From Courthouse News Service | Original Article

Civil libertarians cannot force a full disclosure of the nearly 7,000-page Senate report on the CIA's use of torture in interrogations, a federal judge ruled Thursday. The 6,963-page "Final Full Report" by the Senate Select Committee on Intelligence (SSCI) has been in a quasi-limbo since Republicans took control of Congress at the beginning of this year.

When the Democrats still controlled the Senate in December 2014, committee chairwoman Diane Feinstein sent a copy of the full report to President Barack Obama, with a letter encouraging the president to use the full report in future development of CIA programs.

Feinstein chose not to seek declassification of the full committee study at that time, however, and the committee's new chairman, Sen. Richard Burr, R-N.C., has since demanded that Obama to return all copies of the Final Full Report immediately.

Burr claimed in his letter that he was unaware copies of the report had been sent to the executive branch. He also allegedly requested that the full report "not be entered into any Executive Branch system of records," which would make it a public record.

With only a 480-page executive summary and 20 conclusions on the report released publicly, the American Civil Liberties Union went to federal court to get the report fully released, along with an internal CIA study commissioned by former Director Leon Panetta, under the Freedom of Information Act.

U.S. District Judge James Boasberg in Washington sided with the government Thursday, though he warned that the case was "no slam dunk."

Feinstein's letter accompanying the copy sent to the White House "does not evince congressional intent to surrender substantial control over the Full SSCI Report," Boasberg said. "While it does bestow a certain amount of discretion upon the agencies to determine how broadly to circulate the report, such discretion is not boundless. Most significantly, the dissemination authorized by the letter is limited to the Executive Branch alone. It plainly does not purport to authorize the agencies to dispose of the Report as they wish - e.g., to the public at large."

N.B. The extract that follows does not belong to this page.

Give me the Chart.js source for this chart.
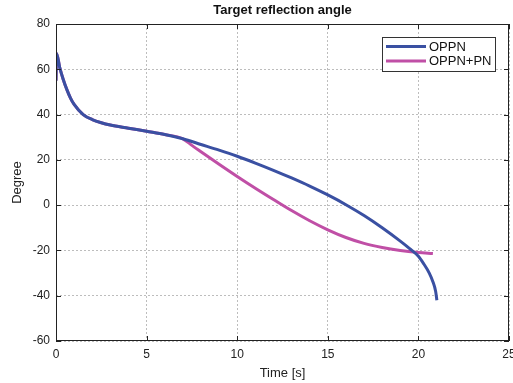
<!DOCTYPE html>
<html>
<head>
<meta charset="utf-8">
<script src="https://cdn.jsdelivr.net/npm/chart.js@4/dist/chart.umd.min.js"></script>
<style>
  html, body { margin: 0; padding: 0; background: #fff; }
  canvas { display: block; }
</style>
</head>
<body>
<canvas id="c" width="513" height="383"></canvas>
<script>
// values
const sharedTime = [0, 0.03, 0.2, 0.4, 0.6, 0.8, 1, 1.5, 2, 2.5, 3, 4, 5, 6, 7];
const sharedDeg  = [55, 67, 61, 55.5, 51, 47.3, 44.5, 40, 37.8, 36.4, 35.4, 34, 32.6, 31.2, 29.3];

const oppnTime = [8, 9, 10, 11, 12, 13, 14, 15, 16, 17, 18, 19, 19.5, 20, 20.3, 20.6, 20.8, 20.95, 21.02];
const oppnDeg  = [26.8, 24.3, 21.6, 18.6, 15.4, 12, 8.4, 4.5, 0.2, -4.6, -10, -15.9, -19.1, -22.6, -26, -30, -33.8, -38, -42];

const pnTime = [7.5, 8, 9, 10, 11, 12, 13, 14, 15, 16, 17, 18, 19, 20, 20.8];
const pnDeg  = [26.4, 23.6, 18.1, 12.7, 7.5, 2.5, -2.4, -6.9, -10.9, -14.3, -16.9, -18.7, -20, -20.9, -21.4];

const xTicks = [0, 5, 10, 15, 20, 25];
const yTicks = [-60, -40, -20, 0, 20, 40, 60, 80];

const toPts = (t, v) => t.map((x, i) => ({ x: x, y: v[i] }));

const FONT = 'Liberation Sans, Arial, Helvetica, sans-serif';

// black box round the axes with inward ticks, MATLAB style
const boxPlugin = {
  id: 'box',
  afterDatasetsDraw(chart) {
    const { ctx, chartArea: a, scales } = chart;
    ctx.save();
    ctx.strokeStyle = '#222';
    ctx.lineWidth = 1;
    ctx.strokeRect(a.left + 0.5, a.top + 0.5, a.right - a.left - 1, a.bottom - a.top - 1);
    ctx.beginPath();
    scales.x.ticks.forEach(t => {
      const px = Math.round(scales.x.getPixelForValue(t.value)) + 0.5;
      ctx.moveTo(px, a.bottom); ctx.lineTo(px, a.bottom - 5);
      ctx.moveTo(px, a.top); ctx.lineTo(px, a.top + 5);
    });
    scales.y.ticks.forEach(t => {
      const py = Math.round(scales.y.getPixelForValue(t.value)) + 0.5;
      ctx.moveTo(a.left, py); ctx.lineTo(a.left + 5, py);
      ctx.moveTo(a.right, py); ctx.lineTo(a.right - 5, py);
    });
    ctx.stroke();
    ctx.restore();
  }
};

// legend box in the upper right corner
const legendPlugin = {
  id: 'boxLegend',
  afterDraw(chart) {
    const { ctx } = chart;
    const items = chart.data.datasets.filter(d => d.label);
    const x0 = 382, y0 = 37, w = 113, rowH = 14.5;
    ctx.save();
    ctx.fillStyle = '#fff';
    ctx.fillRect(x0, y0, w, 34);
    ctx.strokeStyle = '#333';
    ctx.lineWidth = 1;
    ctx.strokeRect(x0 + 0.5, y0 + 0.5, w, 34);
    ctx.font = '13px ' + FONT;
    ctx.textBaseline = 'middle';
    items.forEach((d, i) => {
      const y = y0 + 9.5 + i * rowH;
      ctx.strokeStyle = d.borderColor;
      ctx.lineWidth = 3;
      ctx.beginPath();
      ctx.moveTo(x0 + 4, y); ctx.lineTo(x0 + 44, y);
      ctx.stroke();
      ctx.fillStyle = '#111';
      ctx.fillText(d.label, x0 + 47, y + 0.5);
    });
    ctx.restore();
  }
};

const BLUE = '#3a50a2';
const MAGENTA = '#c04fa6';

new Chart(document.getElementById('c'), {
  type: 'line',
  data: {
    datasets: [
      { label: 'OPPN', data: toPts(sharedTime, sharedDeg).concat(toPts(oppnTime, oppnDeg)),
        borderColor: BLUE, borderWidth: 3, pointRadius: 0, cubicInterpolationMode: 'monotone', fill: false },
      { label: 'OPPN+PN', data: toPts(sharedTime, sharedDeg).concat(toPts(pnTime, pnDeg)),
        borderColor: MAGENTA, borderWidth: 3, pointRadius: 0, cubicInterpolationMode: 'monotone', fill: false }
    ]
  },
  options: {
    responsive: false,
    animation: false,
    layout: { autoPadding: false, padding: { left: 0, right: 4, top: 0, bottom: 0 } },
    plugins: {
      legend: { display: false },
      tooltip: { enabled: false },
      title: {
        display: true,
        fullSize: false,
        text: 'Target reflection angle',
        color: '#111',
        font: { family: FONT, size: 13, weight: 'bold' },
        padding: { top: 3, bottom: 5.4 }
      }
    },
    scales: {
      x: {
        type: 'linear',
        min: 0, max: 25,
        afterBuildTicks: s => { s.ticks = xTicks.map(v => ({ value: v })); },
        afterFit: s => { s.height = 42; s.paddingLeft = 0; s.paddingRight = 0; },
        grid: { color: 'rgba(0,0,0,0.26)', drawTicks: false },
        border: { display: false, dash: [2, 2] },
        ticks: { color: '#222', padding: 6, font: { family: FONT, size: 12 } },
        title: { display: true, text: 'Time [s]', color: '#222', padding: { top: 2, bottom: 2 },
                 font: { family: FONT, size: 13 } }
      },
      y: {
        min: -60, max: 80,
        afterBuildTicks: s => { s.ticks = yTicks.map(v => ({ value: v })); },
        afterFit: s => { s.width = 56; s.paddingTop = 0; s.paddingBottom = 0; },
        grid: { color: 'rgba(0,0,0,0.26)', drawTicks: false },
        border: { display: false, dash: [2, 2] },
        ticks: { color: '#222', padding: 6, font: { family: FONT, size: 12 } },
        title: { display: true, text: 'Degree', color: '#222', padding: { top: 10, bottom: 0 },
                 font: { family: FONT, size: 13 } }
      }
    }
  },
  plugins: [boxPlugin, legendPlugin]
});
</script>
</body>
</html>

Congress frequently transmits documents to the Executive Branch so that relevant agencies can make internal use of them, but that transmittal cannot be interpreted as a broad abdication of control, the judgment says.

"At the end of the day, the ACLU asks the Court to interject itself into a high-profile conversation that has been carried out in a thoughtful and careful way by the other two branches of government," Boasberg wrote. "As this is no trivial invitation, it should not be blithely accepted. Absent more convincing evidence that the SSCI report has 'passed from the control of Congress and become property subject to the free disposition of the agenc[ies] with which the document resides,' the court must hold that it remains exempt from disclosure under FOIA. To be sure, plaintiff - and the public - may well ultimately gain access to the document it seeks. But it is not for the court to expedite that process."

The ruling also concludes that the CIA's internal review of the Senate's report is exempt under the deliberative-process privilege, as it was clearly written and organized to assist the formation of the agency's final position on the issue.

"The court sees no reason to disturb its prior conclusion: the Panetta Review is properly characterized as both predecisional and deliberative," Boasberg wrote.